Creation-Evolution Issues Focus of Meeting & Field Trips
by Monte Sahlin
By AT News Team, August 19, 2014
Corrected August 23 and 28
This week about 300 faculty from Adventist colleges and universities, along with church administrators and pastors, are participating in an International Conference on the Bible and Science convened by the General Conference (GC) of the Seventh-day Adventist denomination at the Dixie Convention Center in St. George, Utah. The meeting includes presentations by Adventist and other Christian scholars, as well as field trips to look at various examples of geology.
Pastor Ted Wilson, the president of the GC, gave the keynote sermon last Friday morning (August 15) and made it clear that science teachers in Adventist schools are expected to believe in creation, not evolution. “As teachers on the campuses of Seventh-day Adventist academies, colleges and universities, and leaders in God’s church … hold firmly to a literal recent creation and absolutely reject theistic and general evolutionary theory,” Wilson said. “I call on you to be champions of creation based on the Biblical account and reinforced so explicitly by the Spirit of Prophecy,” he said referring to the writings of Adventist Church co-founder Ellen G. White.
Wilson pointed to Bible passages such as Genesis 1, 2 and Psalm 33:6, 9 and the writings of White to reject the Bible interpretation that each day in creation week might have lasted a long period of time, making the world older than a few thousand years. This is an interpretation widely accepted among Christians, even conservative Protestants. According to the Adventist Review, it "has crept into some Adventist schools in recent years and prompted, in part, a decision … to start organizing Bible and science conferences in 2002." The event this week is another in the series of such meetings.
Field trips during the meeting include a half day viewing the geological column in the Virgin River Gorge, most of Sabbath (August 16) touring Zion National Park and an entire day on Wednesday (August 20) on a geology tour of the Grand Canyon. More than 70 presentations will be made over the 10 days, including at least 30 of a scientific nature and nearly 40 on theology, Biblical studies and related philosophical topics (including devotionals).
Most of the presentations will be made by Adventist scholars and scientists from the Geoscience Research Institute, the research center funded by the GC, and several Adventist universities. At least four of the speakers are Christians from other denominations. Dr. Kurt Wise is a Baptist who directs the Creation Research Center at Truett-McConnell College in Cleveland, Georgia. He earned a PhD in geology from Harvard University and is well known for his writing on the topic of creationism.
Dr. John Baumgardner was a scientist at the Los Alamos National Laboratory with a PhD in geophysics and space physics from the University of California at Los Angeles. In 2005 he became a staff member at the Institute for Creation Research. In 1997, US News & World Report labeled him "the world's pre-eminent expert in the design of computer models for geophysical convection." In 2005 he also began the development of a computer program to model the accumulation of mutations in a genome so that the validity of neo-Darwinian theory can be tested.

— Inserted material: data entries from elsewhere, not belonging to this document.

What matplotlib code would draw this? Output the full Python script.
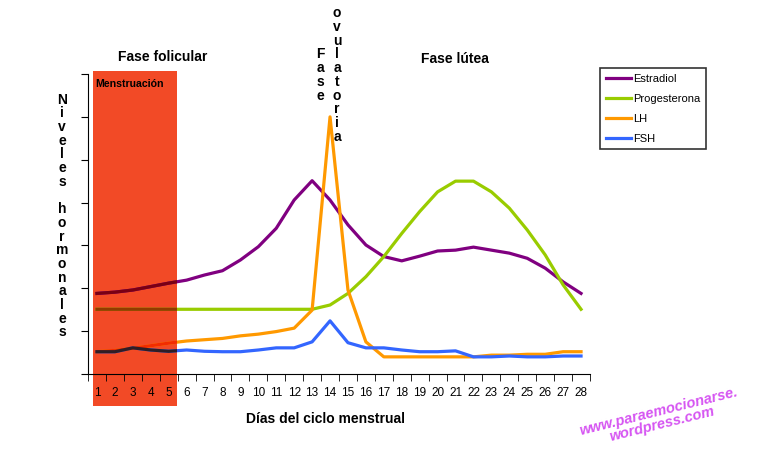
import matplotlib.pyplot as plt
from matplotlib.patches import Rectangle

plt.rcParams['font.family'] = ['Liberation Sans', 'DejaVu Sans']

dias = list(range(1, 29))
estradiol = [1.88, 1.91, 1.96, 2.04, 2.12, 2.19, 2.31, 2.41, 2.66, 2.97, 3.40, 4.06, 4.51, 4.06,
             3.48, 3.01, 2.74, 2.64, 2.75, 2.87, 2.89, 2.96, 2.89, 2.82, 2.70, 2.47, 2.15, 1.88]
progesterona = [1.51] * 13 + [1.61, 1.88, 2.27, 2.74, 3.28, 3.79, 4.25, 4.50, 4.50,
                              4.25, 3.87, 3.36, 2.78, 2.08, 1.51]
lh = [0.52, 0.55, 0.60, 0.66, 0.72, 0.77, 0.80, 0.83, 0.89, 0.93, 0.99, 1.07, 1.49, 6.0,
      1.96, 0.75, 0.40, 0.40, 0.40, 0.40, 0.40, 0.40, 0.44, 0.44, 0.46, 0.46, 0.52, 0.52]
fsh = [0.52, 0.52, 0.61, 0.56, 0.53, 0.56, 0.53, 0.52, 0.52, 0.56, 0.61, 0.61, 0.75, 1.24,
       0.73, 0.61, 0.61, 0.56, 0.52, 0.52, 0.54, 0.40, 0.40, 0.42, 0.40, 0.40, 0.42, 0.42]

series = [('Estradiol', estradiol, '#800080'),
          ('Progesterona', progesterona, '#99CC00'),
          ('LH', lh, '#FF9900'),
          ('FSH', fsh, '#3366FF')]

red = (0.95, 0.29, 0.15)
W, H = 768, 466


def fx(x):
    return x / W


def fy(y):
    return 1 - y / H


fig = plt.figure(figsize=(7.68, 4.66), dpi=100)
ax = fig.add_axes([fx(88), fy(374), fx(590) - fx(88), fy(74) - fy(374)])
ax.set_xlim(0.5, 28.5)
ax.set_ylim(0, 7)

# menstruation band (extends below the axis)
band = Rectangle((0.78, -0.75), 5.46 - 0.78, 7.82, facecolor=red, edgecolor='none',
                 zorder=1, clip_on=False)
ax.add_patch(band)

for name, vals, col in series:
    ax.plot(dias, vals, color=col, lw=2.3, label=name, zorder=3)
    # darker look of the lines seen through the red band
    dark = tuple(a * b for a, b in zip(plt.matplotlib.colors.to_rgb(col), red))
    ln, = ax.plot(dias, vals, color=dark, lw=2.3, zorder=3.5)
    ln.set_clip_path(band)

for s in ['top', 'right']:
    ax.spines[s].set_visible(False)
ax.spines['left'].set_zorder(5)
ax.spines['bottom'].set_zorder(5)

ax.set_xticks(dias)
ax.set_xticklabels([str(d) for d in dias], fontsize=8.5)
ax.set_xticks([d - 0.5 for d in dias] + [28.5], minor=True)
ax.tick_params(axis='x', which='major', length=0, pad=9)
ax.tick_params(axis='x', which='minor', length=5, direction='out')
ax.set_yticks(range(0, 8))
ax.set_yticklabels([])
ax.tick_params(axis='y', length=5, direction='out')

ax.text(0.9, 6.7, 'Menstruación', fontsize=7.6, fontweight='bold', zorder=6)

fig.text(fx(163), fy(57), 'Fase folicular', fontsize=10, fontweight='bold', ha='center', va='center')
fig.text(fx(455), fy(59), 'Fase lútea', fontsize=10, fontweight='bold', ha='center', va='center')
fig.text(fx(320), fy(75), '\n'.join('Fase'), fontsize=10, fontweight='bold',
         ha='center', va='center', linespacing=0.97)
fig.text(fx(337), fy(75), '\n'.join('ovulatoria'), fontsize=10, fontweight='bold',
         ha='center', va='center', linespacing=0.97)
fig.text(fx(62), fy(216), '\n'.join('Niveles hormonales'), fontsize=10, fontweight='bold',
         ha='center', va='center', linespacing=0.97)
fig.text(fx(326), fy(419), 'Días del ciclo menstrual', fontsize=10, fontweight='bold',
         ha='center', va='center')
fig.text(fx(660), fy(418), 'www.paraemocionarse.\nwordpress.com', fontsize=10.5,
         fontweight='bold', style='italic', color='#D655F2', ha='center', va='center',
         rotation=14, linespacing=0.9)

leg = fig.legend(loc='upper left', bbox_to_anchor=(fx(600), fy(68)), fontsize=8,
                 frameon=True, fancybox=False, handlelength=2.3, handletextpad=0.2,
                 labelspacing=0.9, borderpad=0.5, borderaxespad=0)
leg.get_frame().set_edgecolor('black')
leg.get_frame().set_linewidth(1.2)

fig.savefig('out.png', dpi=100)
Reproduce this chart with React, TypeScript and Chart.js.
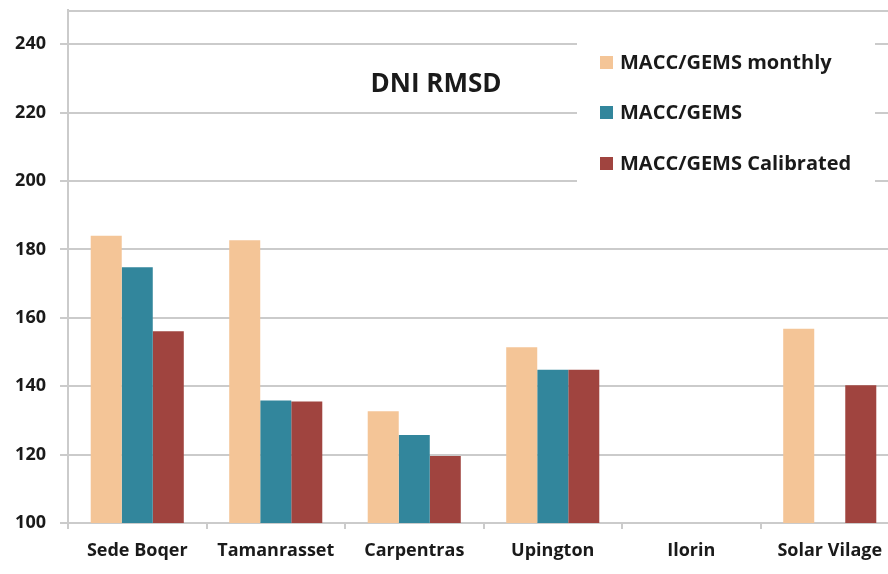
import React, { useEffect, useRef } from "react";
import { Chart, registerables } from "chart.js";

Chart.register(...registerables);

// Sites and RMSD values (W/m²) per product
const categories = ["Sede Boqer", "Tamanrasset", "Carpentras", "Upington", "Ilorin", "Solar Vilage"];
const maccMonthly: (number | null)[] = [184, 182.7, 132.7, 151.4, null, 156.8];
const maccGems: (number | null)[] = [174.8, 135.8, 125.7, 144.8, null, null];
const maccCalibrated: (number | null)[] = [156.1, 135.5, 119.6, 144.8, null, 140.3];
const yTicks = [100, 120, 140, 160, 180, 200, 220, 240];
const chartTitle = "DNI RMSD";

const COLORS = ["#F4C597", "#32869C", "#A0443F"];
const GRID = "#cbcbcb";
const TEXT = "#1a1a1a";
const FONT = "'Open Sans', 'DejaVu Sans', sans-serif";

const overlayPlugin = {
  id: "overlay",
  afterDraw(chart: any) {
    const ctx = chart.ctx;
    const area = chart.chartArea;
    ctx.save();
    // top border of the plot area
    ctx.strokeStyle = GRID;
    ctx.lineWidth = 2;
    ctx.beginPath();
    ctx.moveTo(area.left, area.top + 1);
    ctx.lineTo(area.right, area.top + 1);
    ctx.stroke();
    // title inside the plot
    ctx.fillStyle = TEXT;
    ctx.font = `bold 26px ${FONT}`;
    ctx.textAlign = "center";
    ctx.textBaseline = "middle";
    ctx.fillText(chartTitle, 436, 85);
    ctx.restore();
  },
  beforeDatasetsDraw(chart: any) {
    const ctx = chart.ctx;
    ctx.save();
    // legend panel
    ctx.fillStyle = "#ffffff";
    ctx.fillRect(577, 28, 298, 164);
    const rows = [62, 112, 163];
    ctx.font = `bold 20px ${FONT}`;
    ctx.textAlign = "left";
    ctx.textBaseline = "middle";
    chart.data.datasets.forEach((ds: any, i: number) => {
      ctx.fillStyle = ds.backgroundColor;
      ctx.fillRect(600, rows[i] - 6, 13, 13);
      ctx.fillStyle = TEXT;
      ctx.fillText(ds.label, 620, rows[i] + 1);
    });
    ctx.restore();
  },
};

export default function App() {
  const ref = useRef<HTMLCanvasElement>(null);
  useEffect(() => {
    if (!ref.current) return;
    const chart = new Chart(ref.current, {
      type: "bar",
      data: {
        labels: categories,
        datasets: [
          { label: "MACC/GEMS monthly", data: maccMonthly, backgroundColor: COLORS[0] },
          { label: "MACC/GEMS", data: maccGems, backgroundColor: COLORS[1] },
          { label: "MACC/GEMS Calibrated", data: maccCalibrated, backgroundColor: COLORS[2] },
        ],
      },
      options: {
        animation: false,
        responsive: false,
        layout: { padding: { top: 10, right: 1, left: 0, bottom: 0 } },
        datasets: { bar: { categoryPercentage: 0.672, barPercentage: 1, borderWidth: 0 } },
        plugins: { legend: { display: false }, title: { display: false }, tooltip: { enabled: false } },
        scales: {
          x: {
            grid: { drawOnChartArea: false, drawTicks: true, tickLength: 6, color: GRID, lineWidth: 2, offset: true },
            border: { display: true, color: GRID, width: 2 },
            ticks: { color: TEXT, font: { family: FONT, size: 18, weight: "bold" }, padding: 11, maxRotation: 0, autoSkip: false },
            afterFit: (scale: any) => { scale.height = 51; scale.paddingLeft = 0; scale.paddingRight = 0; },
          },
          y: {
            min: 100,
            max: 250,
            afterBuildTicks: (scale: any) => { scale.ticks = yTicks.map((v) => ({ value: v })); },
            grid: { color: GRID, lineWidth: 2, tickLength: 8 },
            border: { display: true, color: GRID, width: 2 },
            ticks: { color: TEXT, font: { family: FONT, size: 18, weight: "bold" }, padding: 14 },
            afterFit: (scale: any) => { scale.width = 68; scale.paddingTop = 0; scale.paddingBottom = 0; },
          },
        },
      },
      plugins: [overlayPlugin],
    });
    return () => chart.destroy();
  }, []);
  return (
    <div style={{ position: "absolute", left: 0, top: 0, width: 888, height: 574, overflow: "hidden", background: "#fff" }}>
      <canvas ref={ref} width={900} height={574} style={{ width: 900, height: 574, display: "block" }} />
    </div>
  );
}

Dr. Marcus Ross is an associate professor of geology at Liberty University in Virginia. He earned a PhD in geosciences from the University of Rhode Island and was featured in a New York Times article in February 2007 about his doctoral dissertation which involved animals generally understood to have been extinct for millions of years. He is also assistant director of the Center for Creation Studies at Liberty University.
Dr. John Whitmore is a geology professor at Cedarville University in Ohio. It is a Baptist institution fully accredited by the regional accrediting body with about 3,200 students, most in undergraduate programs. Whitmore earned his PhD at Loma Linda University.
The meeting also included a presentation on academic freedom by Dr. Lisa Beardsley-Hardy, the education director for the GC, and several opportunities for the participating science teachers to declare their position on the controversial topics under consideration. Some observers have called the meeting an exercise in "laying down the law" to Adventist scientists.
It is also important to note that on the last day of the meeting (Sunday, August 24) there will be a cluster of presentations on environmental issues. This is a new development in the long-standing Adventist interest in issues related to origins, but not out of line with the Adventist history of concern for natural living and conservation.
Adventist Today regrets misinformation that was published earlier and that has been corrected in this story.